I sat bolt upright in bed.

The bum I’d given the money to, he wasn’t dead!

I leapt out of bed and threw on the first work clothes I could see. I then proceeded to sprint out the front door to my car and I sped into the city, my eyes noting that this detour was going to make me late for work.

I was always late for work, so I doubted anyone would notice.

I parked as quickly as possible and sprinted a block, running past the building the law firm was located in, my brain in no way registering that the girl who had shattered my confidence might see me. My mind was focused on other thing. My mind was focused on the small string of hope I needed to survive.

It sounds strange but the previous few days had been nothing but a miserable fog. I needed Camille asking me to dance in tenth grade. I needed Danielle smiling at me that fateful moment I found out I’d gotten one lousy point lower than I needed to get into university.

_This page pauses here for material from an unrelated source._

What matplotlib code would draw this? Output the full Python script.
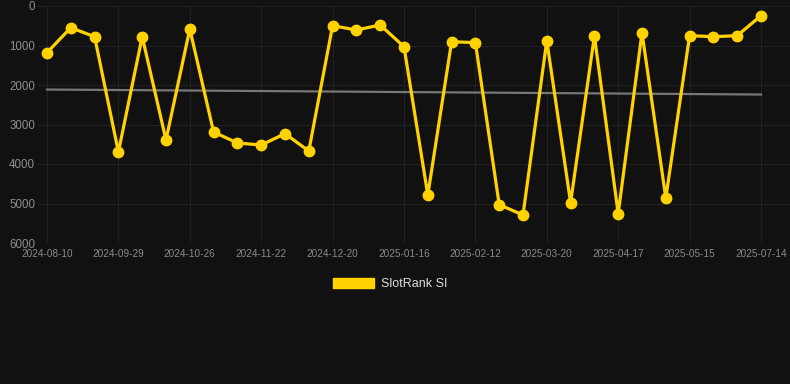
import matplotlib
matplotlib.use("Agg")
import matplotlib.pyplot as plt
from matplotlib.patches import Patch
import numpy as np

plt.rcParams['font.family'] = ['Liberation Sans', 'DejaVu Sans']

# Ranks (lower is better), one point per observation, evenly spaced
ranks = [1180, 549, 777, 3696, 777, 3392, 582, 3190, 3468, 3519, 3232, 3671,
         498, 608, 481, 1030, 4785, 903, 928, 5030, 5291, 878, 4979, 760,
         5257, 675, 4861, 751, 777, 751, 245]
tick_labels = ["2024-08-10", "2024-09-29", "2024-10-26", "2024-11-22",
               "2024-12-20", "2025-01-16", "2025-02-12", "2025-03-20",
               "2025-04-17", "2025-05-15", "2025-07-14"]
series_name = "SlotRank SI"
y_ticks = [0, 1000, 2000, 3000, 4000, 5000, 6000]

W, H = 790, 384
fig = plt.figure(figsize=(W / 100, H / 100), dpi=100)
fig.patch.set_facecolor('#111111')
ax = fig.add_axes([38 / W, (H - 243) / H, 752 / W, 237 / H])
ax.set_facecolor('#111111')

x = np.arange(len(ranks))
gold = '#FFD200'

# trend line (linear fit)
coef = np.polyfit(x, ranks, 1)
ax.plot(x, np.polyval(coef, x), color='#777777', lw=1.6, zorder=2)

line, = ax.plot(x, ranks, color=gold, lw=2.3, marker='o', markersize=7.5,
                markerfacecolor=gold, markeredgecolor=gold, zorder=3,
                solid_joinstyle='miter')

ax.set_ylim(6000, 0)
px = 23.8
ax.set_xlim(-9 / px, (len(ranks) - 1) + 29 / px)
ax.set_yticks(y_ticks)
ax.set_yticklabels([str(v) for v in y_ticks])
tick_pos = list(range(0, len(ranks), 3))
ax.set_xticks(tick_pos)
ax.set_xticklabels(tick_labels)

ax.grid(True, color='#212121', lw=0.8)
ax.set_axisbelow(True)
for s in ax.spines.values():
    s.set_visible(False)
ax.tick_params(axis='both', length=0)
ax.tick_params(axis='y', labelsize=8.3, colors='#8f8f8f', pad=2)
ax.tick_params(axis='x', labelsize=7.2, colors='#8a8a8a', pad=4)

handle = Patch(facecolor=gold, edgecolor=gold)
fig.legend([handle], [series_name], loc='center',
           bbox_to_anchor=(390 / W, 1 - 284 / H), frameon=False,
           fontsize=9, labelcolor='#dddddd', handlelength=3.3,
           handleheight=0.8, handletextpad=0.5)

fig.savefig('out.png', dpi=100, facecolor=fig.get_facecolor())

Finally coming to a stop on a street corner just a short distance away from where I could see the homeless guy I’d given money to sitting with all his belongings in the world surrounding him.

The homeless guy was alive. ALIVE!

I was almost ready to go up and hug him, but I chose not to. Instead I walked back to my, humming to myself and filled with enthusiasm. The darkness of the last few days gone and light shining out from inside me, filled with confidence and hope for the future.

Which was good – because if Abigail was anything to go by then the next few crushes were going to be tough.